Interface modification by defect engineering for g-C₃N₄/LaPO_4−x nanorods towards efficient CO₂ photoreduction

In this work, a series of specific surface defects are introduced at the interface of LaPO₄/g-C₃N₄ composites. The photoreduction of CO₂ into CO was performed to evaluate the catalytic performance. Among all photocatalysts, g-C₃N₄ composited with La200 (g-C₃N₄/La200) samples exhibits the best photocatalytic activity. The yield rate of CO for g-C₃N₄/La200 is almost 2 times, 2 times, 5 times and 18 times higher than that of La200, g-C₃N₄, pristine LaPO₄ and g-C₃N₄/LaPO₄ samples, respectively.
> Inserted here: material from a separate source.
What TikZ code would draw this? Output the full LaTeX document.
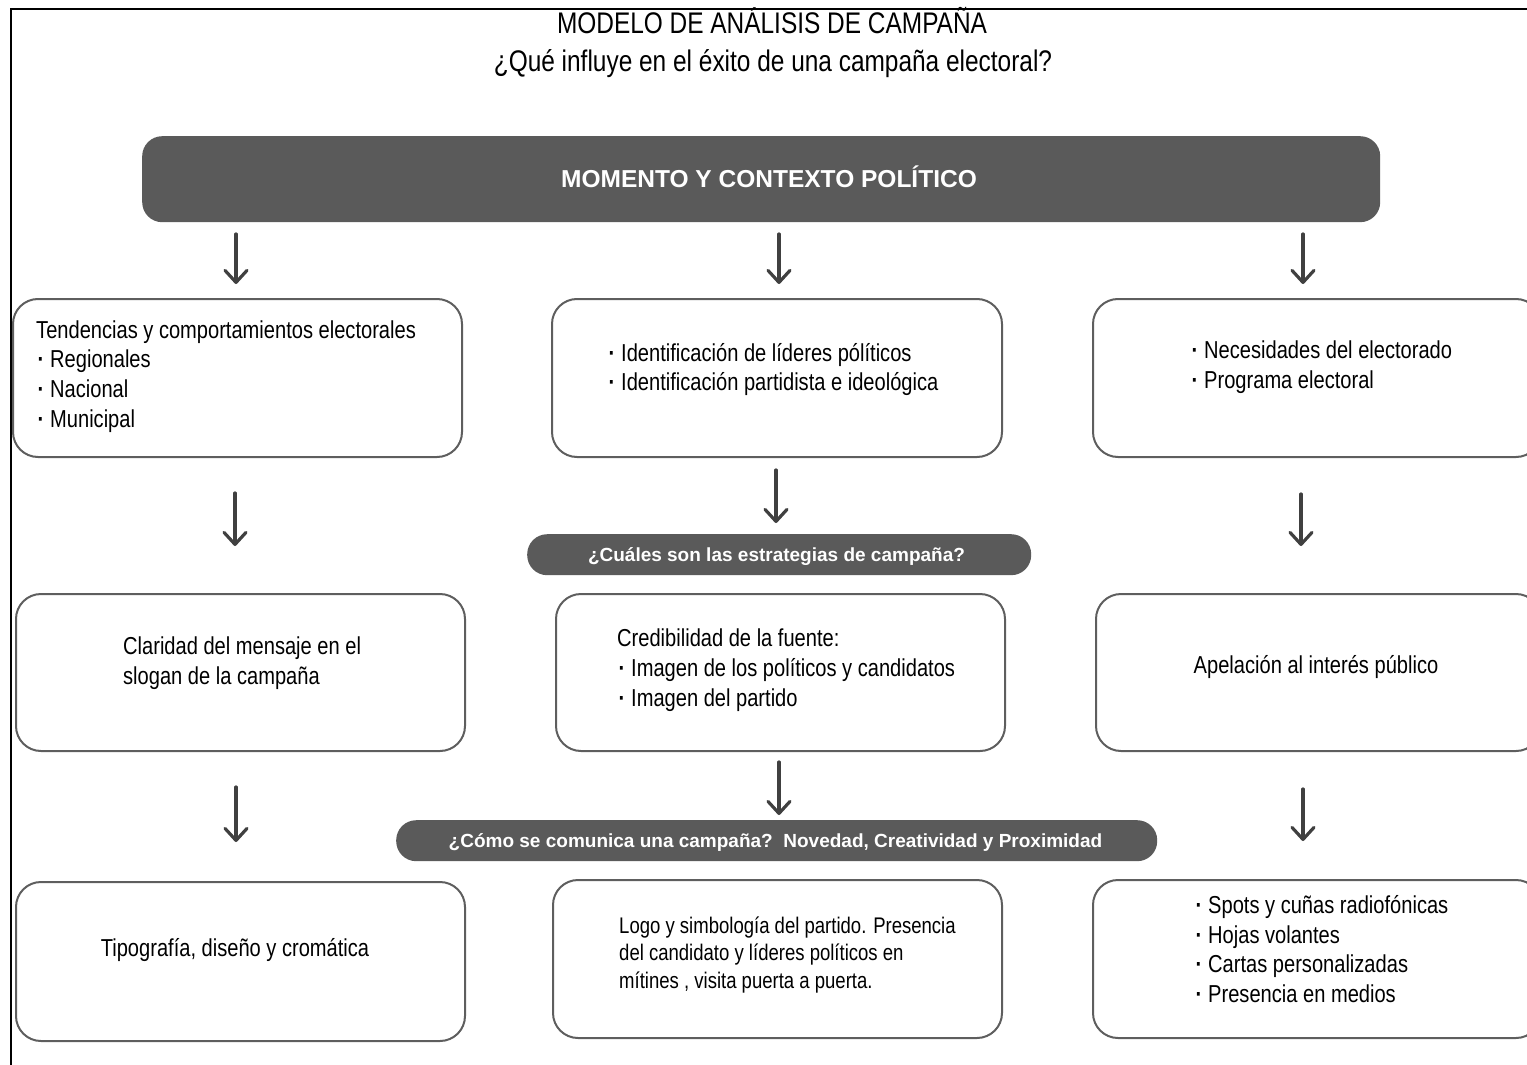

It was revealed that these specific defects (oxygen vacancies) were successfully introduced onto LaPO_4−x nanorods’ surface (La200 samples) and the g-C₃N₄ shell completely covered the LaPO_4−x nanorods (La200). The introduced oxygen vacancies induced a new defect level below the CB (conduction band bottom) of LaPO₄. The photoexcited electrons in the LUMO energy levels of g-C₃N₄ can easily transfer to the defect energy levels of LaPO_4−x. Consequently, the response in the visible region is extended and the photoinduced holes and electrons are separated efficiently. As a result, the La200 samples represented enhanced activity towards CO₂ reduction into carbon monoxide. This study may offer better guidance for designing and fabricating novel heterostructure photocatalysts by defect engineering with excellent photocatalytic activity and stability.